Usted está aquí: jueves 2 de junio de 2005 Opinión El mercader de Venecia

Olga Harmony

El mercader de Venecia

El inmenso Shakespeare, cuyo genio trasciende los siglos, era, empero, un hombre de su época. Este segundo montaje del Proyecto Shakes-peare que plantea la Compañía Nacional de Teatro aborda uno de los textos más difíciles, por su tema, que se puedan dar en los escenarios actuales. En efecto, el antisemitismo de la era isabelina, que tuvo sus raíces tanto en motivos religiosos como económicos -los judíos se apoyaban en el acopio de bienes y en la usura como único medio de sostenerse en medio del odio que se les profesaba-, no puede darse en nuestros días, por mucho que repudiemos la actitud de Israel en el complejo conflicto con los palestinos. Los hebreos, por muchos años, formaron sociedades aparte y sus medios de subsistir como pueblo eran la fidelidad a su religión y a sus costumbres, el rechazo a contraer matrimonios con los gentiles y la solvencia económica. Por fortuna, el Shylock de Shakespeare no es el Barrabás de Marlowe y este espléndido personaje ofrece sus razones y logramos entenderlas, aunque textualmente siga siendo el malvado de la obra.
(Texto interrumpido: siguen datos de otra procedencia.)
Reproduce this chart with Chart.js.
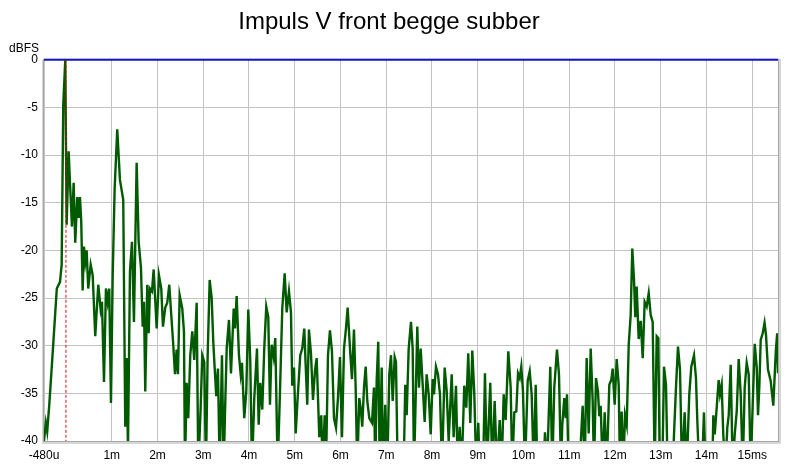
<!DOCTYPE html>
<html>
<head>
<meta charset="utf-8">
<script src="https://cdn.jsdelivr.net/npm/chart.js@4.4.1/dist/chart.umd.min.js"></script>
<style>
  html, body { margin: 0; padding: 0; background: #ffffff; }
  #wrap { width: 800px; height: 466px; position: relative; }
</style>
</head>
<body>
<div id="wrap"><canvas id="c" width="800" height="466"></canvas></div>
<script>
// ---- data (time in ms, level in dBFS) ----
const chartTitle = "Impuls V front begge subber";
const yUnit = "dBFS";
const xTickValues = [-0.48, 1, 2, 3, 4, 5, 6, 7, 8, 9, 10, 11, 12, 13, 14, 15];
const xTickLabels = ["-480u", "1m", "2m", "3m", "4m", "5m", "6m", "7m", "8m", "9m", "10m", "11m", "12m", "13m", "14m", "15ms"];
const xRange = [-0.48, 15.563];
const yRange = [-40, 0];
const markerTime = [0, 0];
const markerLevel = [0, -40];
const refTime = [-0.48, 15.563];
const refLevel = [0, 0];

const times = [
-0.48,-0.44,-0.41,-0.365,-0.28,-0.20,-0.13,-0.094,-0.059,-0.015,
0.015,0.059,0.087,0.131,0.168,0.203,0.247,0.278,0.306,0.334,
0.365,0.393,0.422,0.452,0.487,0.540,0.584,0.640,0.706,0.758,
0.787,0.831,0.874,0.911,0.946,0.984,1.021,1.064,1.121,1.180,
1.252,1.296,1.327,1.355,1.399,1.443,1.486,1.545,1.589,1.639,
1.677,1.705,1.733,1.777,1.808,1.836,1.880,1.917,1.983,2.033,
2.083,2.120,2.170,2.214,2.258,2.302,2.345,2.383,2.419,2.448,
2.485,2.542,2.579,2.601,2.638,2.673,2.717,2.761,2.804,2.857,
2.892,2.944,2.979,3.023,3.060,3.097,3.141,3.185,3.220,3.250,
3.285,3.322,3.360,3.410,3.447,3.475,3.513,3.563,3.607,3.666,
3.694,3.731,3.781,3.819,3.847,3.897,3.941,3.985,4.028,4.066,
4.116,4.175,4.212,4.247,4.291,4.334,4.378,4.422,4.459,4.496,
4.540,4.575,4.627,4.678,4.728,4.780,4.824,4.874,4.918,4.946,
4.984,5.021,5.064,5.121,5.165,5.209,5.239,5.274,5.311,5.355,
5.399,5.443,5.480,5.537,5.580,5.611,5.655,5.683,5.727,5.770,
5.814,5.858,5.902,5.945,5.989,6.033,6.077,6.120,6.157,6.208,
6.251,6.295,6.332,6.367,6.411,6.441,6.476,6.514,6.551,6.586,
6.630,6.689,6.732,6.761,6.791,6.826,6.857,6.901,6.929,6.979,
7.023,7.067,7.104,7.141,7.185,7.213,7.257,7.373,7.416,7.447,
7.491,7.541,7.578,7.607,7.644,7.679,7.716,7.753,7.797,7.840,
7.884,7.928,7.972,8.015,8.044,8.087,8.131,8.175,8.219,8.277,
8.321,8.365,8.431,8.474,8.525,8.562,8.605,8.649,8.706,8.750,
8.793,8.837,8.881,8.925,8.968,9.012,9.056,9.110,9.158,9.202,
9.274,9.318,9.370,9.421,9.480,9.523,9.567,9.611,9.668,9.720,
9.755,9.799,9.843,9.880,9.917,9.952,9.989,10.033,10.092,10.136,
10.179,10.223,10.267,10.310,10.420,10.470,10.514,10.586,10.630,10.673,
10.732,10.776,10.820,10.848,10.892,10.923,10.951,10.995,11.200,11.294,
11.337,11.381,11.425,11.469,11.512,11.541,11.585,11.628,11.657,11.687,
11.731,11.775,11.819,11.876,11.919,11.950,11.993,12.037,12.081,12.109,
12.146,12.181,12.219,12.256,12.300,12.343,12.378,12.415,12.444,12.474,
12.518,12.562,12.606,12.649,12.693,12.737,12.781,12.824,12.868,12.912,
12.947,12.984,13.028,13.071,13.115,13.158,13.246,13.290,13.333,13.377,
13.421,13.464,13.523,13.567,13.624,13.668,13.727,13.770,13.799,13.843,
13.902,13.945,13.989,14.120,14.149,14.180,14.223,14.266,14.295,14.332,
14.367,14.411,14.455,14.486,14.529,14.573,14.617,14.661,14.704,14.748,
14.792,14.835,14.879,14.923,14.966,15.010,15.054,15.098,15.126,15.154,
15.185,15.229,15.269,15.301,15.344,15.403,15.460,15.515,15.545,15.563
];
const levels = [
-40,-38.1,-39,-36.2,-30,-24,-23.3,-21.5,-4.7,0,
-17.3,-9.6,-12.8,-17.5,-12.9,-19.2,-14.4,-16.6,-14.4,-17,
-24.2,-19.6,-21.2,-20,-24,-21.5,-22.6,-29,-23.6,-26.2,
-25.4,-33.8,-24,-25.4,-24,-36,-22.7,-13.5,-7.3,-12.6,
-14.7,-38.5,-31.3,-41,-22.2,-19.1,-27.5,-10.8,-19.1,-21.8,
-28,-25.4,-34.8,-23.6,-28.7,-24,-24.3,-22,-28.2,-22.6,
-24,-28,-26,-25.5,-23.6,-26.8,-29.9,-33,-30.4,-33,
-24.7,-26.1,-28.5,-43,-33.9,-37.6,-31,-28.5,-31.5,-25.5,
-43,-36.5,-31,-31.7,-43,-31,-23.1,-25,-29.6,-32.3,
-35.3,-32.4,-43,-31,-43,-37.3,-30.3,-27.3,-32.9,-26.1,
-28.2,-24.8,-31,-33,-31.8,-37.6,-34.8,-26.2,-31.5,-43,
-35.5,-30.3,-38.3,-33.9,-36.7,-30.3,-25.9,-27,-36.2,-29.9,
-31.2,-29.2,-43,-34.8,-26.1,-22.4,-26.5,-24.3,-26.5,-34.2,
-32.3,-39.2,-35.5,-31,-30.3,-28.2,-32,-36.2,-28.3,-30.8,
-35.7,-32.6,-31.3,-39.6,-37.3,-43,-37.3,-43,-31,-28.4,
-30.6,-37.6,-38.6,-35.5,-31.2,-39.6,-30.3,-28.2,-26,-30.3,
-33.5,-28.3,-34.4,-43,-35.5,-36.5,-38.5,-34.4,-32.2,-35.8,
-37.6,-38.1,-34.4,-43,-33.7,-29.6,-43,-32.3,-43,-36.2,
-43,-33,-31,-35.8,-31.2,-31.7,-45,-45,-34.1,-37.3,
-30.3,-27.5,-30.3,-43,-35.5,-28,-34.4,-30.3,-34.1,-38,
-33,-35.1,-39.3,-33.5,-35.1,-32.2,-33,-35.1,-43,-32.3,
-34.7,-40,-33,-39.6,-34.2,-43,-38.5,-43,-34.2,-36.5,
-30.8,-38.1,-30.5,-35.1,-43,-38.1,-45,-45,-32.9,-43,
-33.9,-43,-35.8,-43,-37.8,-43,-35.1,-37.8,-30.6,-34.4,
-43,-37,-36.9,-32.9,-33.4,-32.2,-34.8,-43,-33.7,-32.7,
-35.1,-43,-34.1,-45,-45,-39.1,-43,-32.2,-43,-34.4,
-30.4,-33,-43,-38.3,-35.5,-37.6,-35.1,-45,-45,-36.3,
-43,-31.3,-39.2,-30.3,-35.8,-43,-33.4,-34.8,-37.4,-36.3,
-43,-37,-43,-34.1,-33.6,-32.4,-36.2,-31.4,-34.1,-43,
-36.9,-43,-37.3,-38.3,-29.9,-26.8,-19.8,-23,-27,-23.8,
-29.3,-27.4,-31.3,-25.4,-25.9,-24.5,-26.8,-27.5,-43,-29,
-29.2,-45,-45,-32.2,-34.1,-45,-45,-39.3,-34.4,-30.1,
-32.5,-43,-37,-43,-35.1,-32.2,-31,-33.4,-37.8,-43,
-43,-37,-45,-45,-37.3,-39.3,-36.5,-33.6,-35.1,-34.1,
-39.3,-43,-38.6,-37.3,-32,-43,-39.3,-36.9,-31.4,-35.1,
-43,-34.4,-31.8,-33,-43,-36.2,-29.8,-32.3,-37.3,-34.4,
-29.4,-28.7,-27.6,-28.9,-32.5,-33.7,-36.3,-30.6,-28.7,-32.9
];

const FONT = "'Liberation Sans', Arial, sans-serif";

function pairs(xs, ys) { return xs.map((x, i) => ({ x: x, y: ys[i] })); }

const framePlugin = {
  id: 'frame',
  beforeDatasetsDraw(chart) {
    const a = chart.chartArea, ctx = chart.ctx;
    ctx.save();
    // outer light band (3D-ish frame)
    ctx.fillStyle = '#d6d6d6';
    ctx.fillRect(a.left - 2, a.top, 2, a.bottom - a.top + 2);
    ctx.fillRect(a.left - 2, a.bottom, a.right - a.left + 5, 3);
    ctx.fillRect(a.right, a.top - 1, 3, a.bottom - a.top + 3);
    ctx.strokeStyle = '#a8a8a8';
    ctx.lineWidth = 1;
    ctx.strokeRect(a.left - 0.5, a.top - 0.5, a.right - a.left + 1, a.bottom - a.top + 1);
    ctx.restore();
  },
  afterDraw(chart) {
    const a = chart.chartArea, ctx = chart.ctx;
    ctx.save();
    ctx.fillStyle = '#000';
    ctx.font = '12px ' + FONT;
    ctx.textAlign = 'right';
    ctx.textBaseline = 'middle';
    ctx.fillText(yUnit, a.left - 5, a.top - 11);
    ctx.restore();
  }
};

new Chart(document.getElementById('c'), {
  type: 'line',
  data: {
    datasets: [
      {
        label: 'ref',
        data: pairs(refTime, refLevel),
        borderColor: '#1414c8',
        borderWidth: 2,
        pointRadius: 0,
        clip: false,
        order: 3
      },
      {
        label: 'impulse',
        data: pairs(times, levels),
        borderColor: '#005a00',
        borderWidth: 2.4,
        pointRadius: 0,
        tension: 0,
        order: 2
      },
      {
        label: 'marker',
        data: pairs(markerTime, markerLevel),
        borderColor: '#cc1010',
        borderWidth: 1,
        borderDash: [3, 2],
        pointRadius: 0,
        order: 1
      }
    ]
  },
  options: {
    responsive: false,
    animation: false,
    devicePixelRatio: 1,
    layout: { padding: { left: 0, right: 22, top: 0, bottom: 0 } },
    plugins: {
      legend: { display: false },
      tooltip: { enabled: false },
      title: {
        display: true,
        text: chartTitle,
        color: '#000',
        font: { family: FONT, size: 24, weight: 'normal' },
        padding: { top: 8, bottom: 23 }
      }
    },
    scales: {
      x: {
        type: 'linear',
        min: xRange[0],
        max: xRange[1],
        afterBuildTicks(scale) {
          scale.ticks = xTickValues.map(v => ({ value: v }));
        },
        afterFit(scale) { scale.height = 25; },
        ticks: {
          autoSkip: false,
          maxRotation: 0,
          color: '#000',
          padding: 7,
          font: { family: FONT, size: 12 },
          callback: (v, i) => xTickLabels[i]
        },
        grid: { color: '#c3c3c3', lineWidth: 1, drawTicks: false, tickLength: 0 },
        border: { display: false }
      },
      y: {
        type: 'linear',
        min: yRange[0],
        max: yRange[1],
        afterFit(scale) { scale.width = 44; },
        ticks: {
          stepSize: 5,
          color: '#000',
          padding: 6,
          font: { family: FONT, size: 12 }
        },
        grid: { color: '#c3c3c3', lineWidth: 1, drawTicks: false, tickLength: 0 },
        border: { display: false }
      }
    }
  },
  plugins: [framePlugin]
});
</script>
</body>
</html>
Ambos matices se dan en la actual escenificación.

Gracias al enfoque del director y sus asesores, Shylock se reviste aquí de una singular dignidad, sobre todo por la espléndida actuación de Fernando Becerril que logra ser el eje del montaje. Además, la ubicación escénica en los años 40 nos retrotrae a los campos de concentración y las cámaras de gas, con lo que la intención de antisemitismo se diluye metafóricamente. El director hace un subrayado gratuito -que no refuerza la idea, antes confunde- al privar a Jessica del amor de Lorenzo en la famosa escena en que los enamorados empiezan sus parlamentos con la frase ''en una noche como ésta...", cuando Lorenzo habla acerca del disfrute de la música, rechazando a la muchacha de manera incomprensible aunque Jessica (Silvia Carusillo) haya entonado en canto hebraico sus palabras. Así, la hija del judío queda repudiada y arrepentida -cuando se le da el testamento de su padre- en un momento final de melodrama.

La escenificación no se corresponde con las buenas intenciones en términos estrictamente teatrales. La escenografía de Arturo Nava aprovecha poco el dispositivo -que se supone común a las tres obras- ideado por Alejandro Luna y su propuesta es muy poco grata visualmente. Zermeño utiliza la ocurrencia gratuita en muchas ocasiones, lo que nos retrotrae al teatro de los 80 y aun antes (y hay que recordar que el tiempo no se detiene y que lo que pudo ser celebrado ahora se antoja viejo y fuera de lugar) aunque muchos opinen que se mantiene un cierto ludismo. A veces se le revierten. Por ejemplo, al sustituir al príncipe de Marruecos por el Príncipe Mexicano, un charro bravío y chistosón, del que Porcia dice literalmente, cuando ya se ha ido derrotado: ''¡Que todos los que tienen su color elijan como él!" ¿De qué color habla? No ciertamente del que ostenta el rubio secretario de Gobernación afecto a las artes de la charrería, sino de la tez morena de la mayoría de los mexicanos, lo que resulta inadmisible. Otros gags son menos ofensivos, pero igualmente gratuitos. Están muy lejos las épocas en que las machincuepas sustituían al desempeño de los actores, en que el chiste por el chiste se daba (y aun entonces nos molestaba a muchos) y en que la ocurrencia deslumbraba. Desde hace muchos años la palabra rigor ha cobrado vigencia.

Aquí lo que hace falta es precisamente el rigor. Buenas actrices como Erika de la Llave encarnando a Nerissa, o Jana Raluy, que interpreta a Porcia, se pierden ante las flojas actuaciones del elenco. Aun Arturo Reyes carece de la gracia bufonesca de su Lancelot, porque su tesitura actoral es diferente, y Oscar Nar-váez se defiende en su pequeño papel del Dux de Venecia. Los demás están apenas regulares, por no hablar de la pobreza de herramientas con que Juan Manuel Bernal, como Antonio, intenta mostrar nobleza y dolor en el momento de la cobranza de la libra de carne. A pesar de los buenos apoyos como el vestuario de Edyta Rzewuska, la música de Antonio Russek o el entrenamiento corporal de Ruby Tagle, el montaje no está a la altura del excelente punto de visita con que se aborda el problema del antisemitismo y del desempeño de Fernando Becerril que nos da un Shylock con todas sus flaquezas y todas sus razones.